Banks should invest in a greener economy. Together with the information technology sector they drive innovation. But for Kenya to thrive in future, she needs not only to have a thoroughly clean financial centre, but also a clean government and a population that rejects corruption.
Corruption kills. Money that was stolen from the health budget over the last years is now not available at this crucial point when Kenya needs every shilling it can find to fight Covid-19.
A crisis in Kenya has in the past been an opportunity for many to steal. I say this as an ambassador from a country, Switzerland, in which such stolen money has been hidden in the past. I say this because right now, my country has no wish to be the repository of such stolen money. Covid-19 is an opportunity for Kenya to change track and turn corruption into something of the past. Kenya in post-Covid-19 will only be a bright one without corruption.
A visionary country
There is one more thing that is important when answering the question ‘Kenya: Post Covid-19?’
In my last article analysing the current crisis from a historical perspective, I wrote: “What we need, once this crisis is over, is a new international consensus and structures that are able to maintain global peace and sustainable development – as the world community tried (and failed) after 1918 with the attempts to establish the League of Nations in Geneva; and again after 1945 with the successful creation of the United Nations in New York.”
What could this mean for Kenya Post-Covid-19?
The most important ingredient of 75 years of uninterrupted peace in Europe was the vision to create a united Europe, today’s European Union. After the Second World War ended in 1945, Christian-Democratic politicians from France, Italy, Austria, Germany and other European countries came together with a vision of a peaceful Europe. That vision – the so-called Schuman Declaration in 1950 – was to be a guiding light and reference point for generations of European politicians.
It all started with a plan ‘to place French and West German production of coal and steel under one common high authority. This organisation would be open to participation of other Western European countries. This cooperation was to be designed in such a way as to create common interests between European countries, which would lead to gradual political integration, a condition for the pacification of relations between them.’

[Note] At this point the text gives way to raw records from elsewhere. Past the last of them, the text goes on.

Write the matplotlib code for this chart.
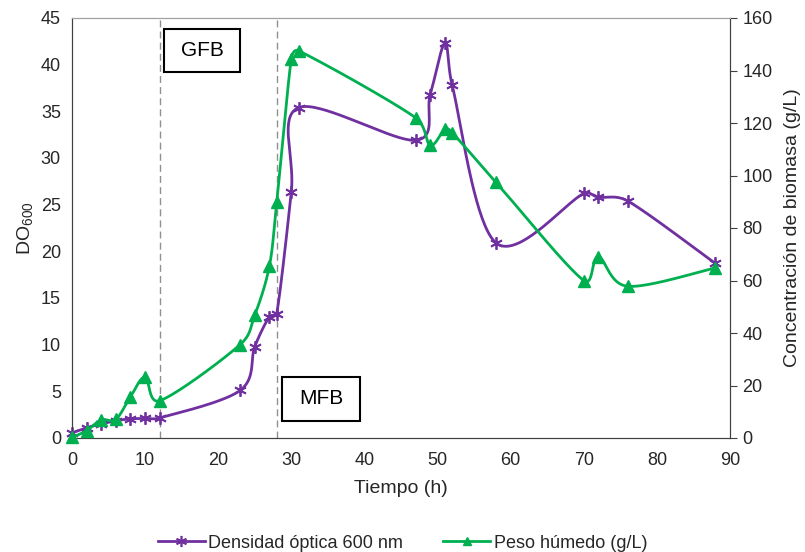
import numpy as np
import matplotlib
matplotlib.use("Agg")
import matplotlib.pyplot as plt
from matplotlib.patches import Rectangle
from matplotlib.lines import Line2D

plt.rcParams['font.family'] = ['Liberation Sans', 'DejaVu Sans']
plt.rcParams['mathtext.default'] = 'regular'

# Data
t_do = [0, 2, 4, 6, 8, 10, 12, 23, 25, 27, 28, 30, 31, 47, 49, 51, 52, 58, 70, 72, 76, 88]
do600 = [0.55, 1.1, 1.5, 1.85, 2.05, 2.1, 2.15, 5.1, 9.8, 13.0, 13.3, 26.4, 35.4, 31.9, 36.8, 42.3, 37.8, 20.9, 26.2, 25.8, 25.4, 18.7]

t_pw = [0, 2, 4, 6, 8, 10, 12, 23, 25, 27, 28, 30, 31, 47, 49, 51, 52, 58, 70, 72, 76, 88]
peso = [0.2, 2.8, 6.9, 7.1, 15.7, 23.2, 14.2, 35.6, 46.8, 65.5, 89.8, 144.5, 147.5, 122.0, 111.5, 117.6, 116.3, 97.4, 60.0, 69.0, 57.8, 64.8]

phase_lines = [12, 28]
phase_labels = ["GFB", "MFB"]

XMAX, Y1MAX, Y2MAX = 90, 45, 160
PW, PH = 658.0, 420.0

def smooth(x, y, ymax, n=40):
    X = np.asarray(x, float) / XMAX * PW
    Y = np.asarray(y, float) / ymax * PH
    P = np.column_stack([X, Y])
    out = [P[0]]
    for i in range(len(P) - 1):
        p0 = P[i - 1] if i > 0 else P[i]
        p1 = P[i]
        p2 = P[i + 1]
        p3 = P[i + 2] if i + 2 < len(P) else P[i + 1]
        L = np.linalg.norm(p2 - p1)
        t1 = (p2 - p0) / 6.0
        t2 = (p3 - p1) / 6.0
        for t in (t1, t2):
            nt = np.linalg.norm(t)
            if nt > L / 2.2 and nt > 0:
                t *= (L / 2.2) / nt
        c1 = p1 + t1
        c2 = p2 - t2
        s = np.linspace(0, 1, n)[1:, None]
        seg = ((1 - s) ** 3) * p1 + 3 * ((1 - s) ** 2) * s * c1 + 3 * (1 - s) * s ** 2 * c2 + s ** 3 * p2
        out.extend(seg)
    out = np.array(out)
    return out[:, 0] / PW * XMAX, out[:, 1] / PH * ymax

purple = '#7030A0'
green = '#00B050'

fig = plt.figure(figsize=(8.05, 5.52), dpi=100)
ax = fig.add_axes([72 / 805, 1 - 438 / 552, 658 / 805, 420 / 552])
ax2 = ax.twinx()

sx, sy = smooth(t_do, do600, Y1MAX)
ax.plot(sx, sy, color=purple, lw=2.0, zorder=3)
ax.plot(t_do, do600, linestyle='none', marker=(6, 2, 0), markersize=9, markeredgewidth=1.3,
        color=purple, zorder=4, clip_on=False)

gx, gy = smooth(t_pw, peso, Y2MAX)
ax2.plot(gx, gy, color=green, lw=2.0, zorder=3)
ax2.plot(t_pw, peso, linestyle='none', marker='^', markersize=8, color=green, zorder=4, clip_on=False)

ax.set_xlim(0, XMAX)
ax.set_ylim(0, Y1MAX)
ax2.set_ylim(0, Y2MAX)
ax.set_xticks(range(0, 91, 10))
ax.set_yticks(range(0, 46, 5))
ax2.set_yticks(range(0, 161, 20))

for xv in phase_lines:
    ax.axvline(xv, color='#909090', lw=1.0, ls=(0, (5, 3)), zorder=1)

ax.tick_params(axis='both', length=0, labelsize=13, colors='#262626')
ax.tick_params(axis='x', pad=10)
ax.tick_params(axis='y', pad=8)
ax2.tick_params(axis='y', length=5, width=0.8, direction='out', labelsize=13, colors='#262626', pad=4)
ax2.tick_params(axis='y', color='#404040')

for a in (ax, ax2):
    a.spines['top'].set_color('#a0a0a0')
    a.spines['left'].set_color('#404040')
    a.spines['right'].set_color('#404040')
    a.spines['bottom'].set_color('#404040')

ax.set_xlabel('Tiempo (h)', fontsize=14, color='#262626', labelpad=8)
ax.set_ylabel('DO$_{600}$', fontsize=14, color='#262626', labelpad=4)
ax2.set_ylabel('Concentración de biomasa (g/L)', fontsize=14, color='#262626', labelpad=8)

boxes = [((164 - 72) / PW, (438 - 72) / PH, 76 / PW, 43 / PH),
         ((282 - 72) / PW, (438 - 421) / PH, 78 / PW, 44 / PH)]
for (bx, by, bw, bh), lab in zip(boxes, phase_labels):
    ax2.add_patch(Rectangle((bx, by), bw, bh, transform=ax.transAxes, facecolor='white',
                            edgecolor='black', lw=1.5, zorder=5))
    ax2.text(bx + bw / 2, by + bh / 2, lab, transform=ax.transAxes, ha='center', va='center',
             fontsize=15, color='black', zorder=6)

handles = [Line2D([], [], color=purple, lw=2, marker=(6, 2, 0), markersize=8, markeredgewidth=1.2),
           Line2D([], [], color=green, lw=2, marker='^', markersize=6)]
fig.legend(handles, ['Densidad óptica 600 nm', 'Peso húmedo (g/L)'], loc='center',
           bbox_to_anchor=(0.5, 1 - 543 / 552), ncol=2, frameon=False, fontsize=13,
           handlelength=2.6, handletextpad=0.2, columnspacing=2.2, labelcolor='#262626')

fig.savefig('out.png', dpi=100)
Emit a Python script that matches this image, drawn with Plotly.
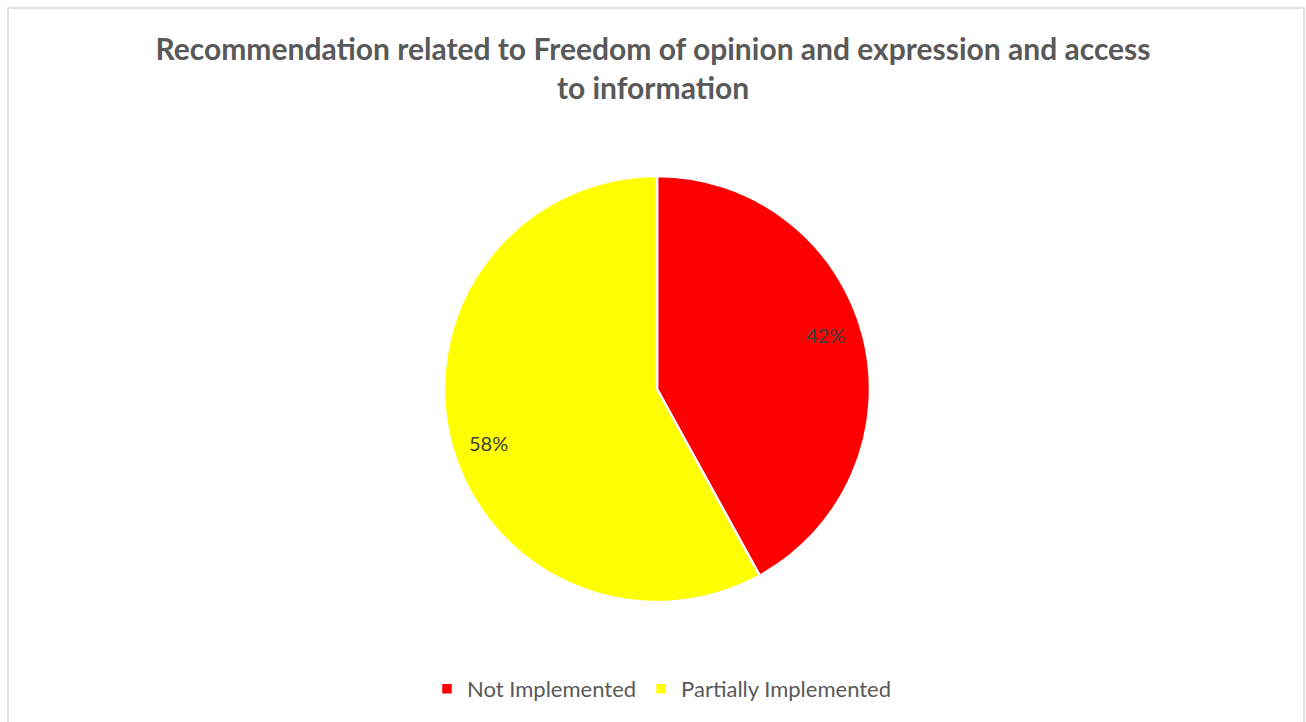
import math
import plotly.graph_objects as go

# Share of recommendations by implementation status
categories = ["Not Implemented", "Partially Implemented"]
shares = [42, 58]
colors = ["#FF0000", "#FFFF00"]
title_text = "Recommendation related to Freedom of opinion and expression and access<br>to information"

W, H = 1306, 722
cx, cy, R = 657, 389, 213  # pie centre and radius, in pixels

dom_x = [(cx - R) / W, (cx + R) / W]
dom_y = [1 - (cy + R) / H, 1 - (cy - R) / H]

fig = go.Figure(
    go.Pie(
        labels=categories,
        values=shares,
        marker=dict(colors=colors, line=dict(color="white", width=2.5)),
        sort=False,
        direction="clockwise",
        rotation=0,
        textinfo="none",
        hoverinfo="label+percent",
        domain=dict(x=dom_x, y=dom_y),
    )
)

# Percentage labels placed near the rim along each slice's mid-angle
total = sum(shares)
start = 0.0
for v in shares:
    mid = start + v / total * 360 / 2 - 3.5
    start += v / total * 360
    ang = math.radians(mid)
    px = cx + 0.83 * R * math.sin(ang)
    py = cy - 0.83 * R * math.cos(ang)
    fig.add_annotation(
        x=px / W, y=1 - py / H, xref="paper", yref="paper",
        text=f"{round(v / total * 100)}%", showarrow=False,
        font=dict(family="Lato", size=20, color="#404040"),
        xanchor="center", yanchor="middle",
    )

# Outer chart border
fig.add_shape(
    type="rect", xref="paper", yref="paper",
    x0=8 / W, x1=1304 / W, y0=-0.05, y1=1 - 8 / H,
    line=dict(color="#D9D9D9", width=1.5), fillcolor="rgba(0,0,0,0)",
)

fig.update_layout(
    width=W, height=H,
    margin=dict(l=0, r=0, t=0, b=0),
    paper_bgcolor="white",
    plot_bgcolor="white",
    title=dict(
        text=f"<b>{title_text}</b>",
        x=0.5, xanchor="center",
        y=1 - 60 / H, yanchor="top",
        font=dict(family="Lato", size=30, color="#595959"),
    ),
    legend=dict(
        orientation="h",
        x=662 / W, xanchor="center",
        y=1 - 689 / H, yanchor="middle",
        font=dict(family="Lato", size=22, color="#595959"),
        itemwidth=30,
    ),
)

fig.write_html("out.html")
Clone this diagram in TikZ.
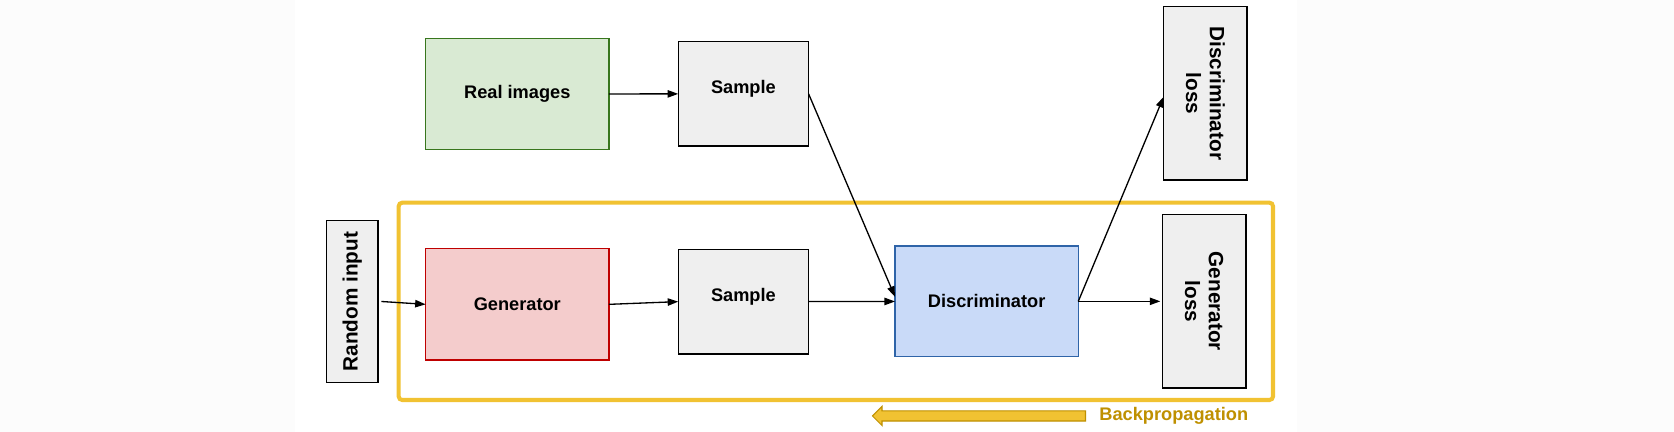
\documentclass[tikz,border=0pt]{standalone}
\usepackage{fontspec}
\setmainfont{Liberation Sans}
\usetikzlibrary{arrows.meta, fit, backgrounds, shapes.arrows}
\definecolor{realfill}{HTML}{D9EAD3}
\definecolor{realdraw}{HTML}{38761D}
\definecolor{genfill}{HTML}{F4CCCC}
\definecolor{gendraw}{HTML}{BF0000}
\definecolor{discfill}{HTML}{C9DAF8}
\definecolor{discdraw}{HTML}{2F64A8}
\definecolor{boxgrey}{HTML}{EFEFEF}
\definecolor{frameyellow}{HTML}{F1C232}
\definecolor{bpdark}{HTML}{BF9000}
\definecolor{bgout}{HTML}{FCFCFC}

\begin{document}
\begin{tikzpicture}[
      >={Triangle[length=6pt, width=4.2pt]},
      block/.style={rectangle, draw=black, fill=boxgrey, line width=0.75pt, align=center, inner sep=1pt, outer sep=0pt, font=\fontsize{10.36}{12.4}\selectfont\bfseries},
      realbox/.style={block, draw=realdraw, fill=realfill, minimum width=3.664cm, minimum height=2.228cm},
      genbox/.style={block, draw=gendraw, fill=genfill, minimum width=3.664cm, minimum height=2.226cm},
      discbox/.style={block, draw=discdraw, fill=discfill, minimum width=3.666cm, minimum height=2.214cm},
      samplebox/.style={block, minimum width=2.608cm, minimum height=2.09cm, text height=0.26cm, text depth=0.26cm},
      tallbox/.style={block, font=\fontsize{11.8}{13.5}\selectfont\bfseries},
      lossbox/.style={tallbox, rotate=-90, minimum width=3.466cm, minimum height=1.67cm},
      flow/.style={->, line width=0.75pt},
      backarrow/.style={single arrow, shape border rotate=180, draw=bpdark, fill=frameyellow, line width=0.6pt, minimum height=4.26cm, minimum width=0.36cm, single arrow head extend=0.09cm, inner sep=0.09cm},
      bptext/.style={text=bpdark, font=\fontsize{10.36}{12.4}\selectfont\bfseries}
  ]
      \useasboundingbox (0,0) rectangle (33.48,8.64);
      % Backdrop
      \begin{scope}[on background layer]
          \fill[bgout] (0,0) rectangle (33.48,8.64);
          \fill[white] (5.9,0) rectangle (25.934,8.64);
      \end{scope}

      % Real branch
      \node[realbox] (real) at (10.346, 6.76) {Real images};
      \node[samplebox, minimum height=2.086cm] (sampT) at (14.868, 6.763) {Sample};

      % Generated branch
      \node[tallbox, rotate=90, minimum width=3.232cm, minimum height=1.022cm] (randin) at (7.047, 2.61) {Random input};
      \node[genbox] (gen) at (10.346, 2.553) {Generator};
      \node[samplebox, minimum height=2.094cm] (sampB) at (14.868, 2.607) {Sample};
      \node[discbox] (disc) at (19.733, 2.613) {Discriminator};

      % Losses
      \node[lossbox] (dloss) at (24.107, 6.773) {Discriminator\\loss};
      \node[lossbox, minimum height=1.674cm] (gloss) at (24.083, 2.613) {Generator\\loss};

      % Trained part
      \node[draw=frameyellow, line width=2.3pt, rounded corners=2pt, fit=(gen)(gloss), inner xsep=0.54cm, inner ysep=0.24cm] (trainbox) {};

      % Connectors
      \draw[flow] (real) -- (sampT);
      \draw[flow] (sampT.east) -- ([yshift=0.09cm]disc.west);
      \draw[flow] ([xshift=0.07cm]randin.south) -- (gen.west);
      \draw[flow] (gen.east) -- (sampB.west);
      \draw[flow] (sampB) -- (disc);
      \draw[flow] (disc.east) -- ([yshift=-0.07cm]dloss.south);
      \draw[flow] (disc.east) -- ([xshift=-0.04cm]gloss.south);

      % Backpropagation
      \node[backarrow] (bp) at (19.63, 0.32) {};
      \node[bptext] (bplabel) at (23.476, 0.32) {Backpropagation};
  \end{tikzpicture}
\end{document}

European leaders all worked together to make that vision a reality. They succeeded. This success did not come all at once. It involved many interim steps and faced setbacks. But the European leaders who backed it never lost sight of their ultimate objective.
What I am trying to say is the following; Kenya as one of the most important countries of Sub-Saharan Africa could be what the Christian-democratic politicians were after World War II – one of the visionaries of Eastern Africa and the entire African continent.
Crisis is opportunity
Kenya together with other leading African countries has the opportunity to make the African Continental Free Trade Area a reality and quicker. Kenya also has the opportunity to make the East African Community a truly economically and politically integrated region. This is Kenya’s opportunity to make both visions a reality.
Now let us have a glimpse into Kenya’s future. I hope that future historians will record that Kenya in post-Covid-19 grew from a regional health hub for Eastern Africa and the Horn of Africa into the ‘India of Africa’ where people from all over the world fly to have medical treatment.
I hope that future historians will bear witness that Kenya in post-Covid-19 became the country where all the rich people of the world would like to retire because they will find well-educated and eloquent Kenyans to take care of them; they will find low levels of corruption and therefore high levels of security; they will bring their money to Kenya to be managed by trusted and skillful Kenyan bankers.
Digitalisation and innovation will be part of these retirees daily lives. They will live in a fully integrated East African Community and in a continent where trade and people flow freely.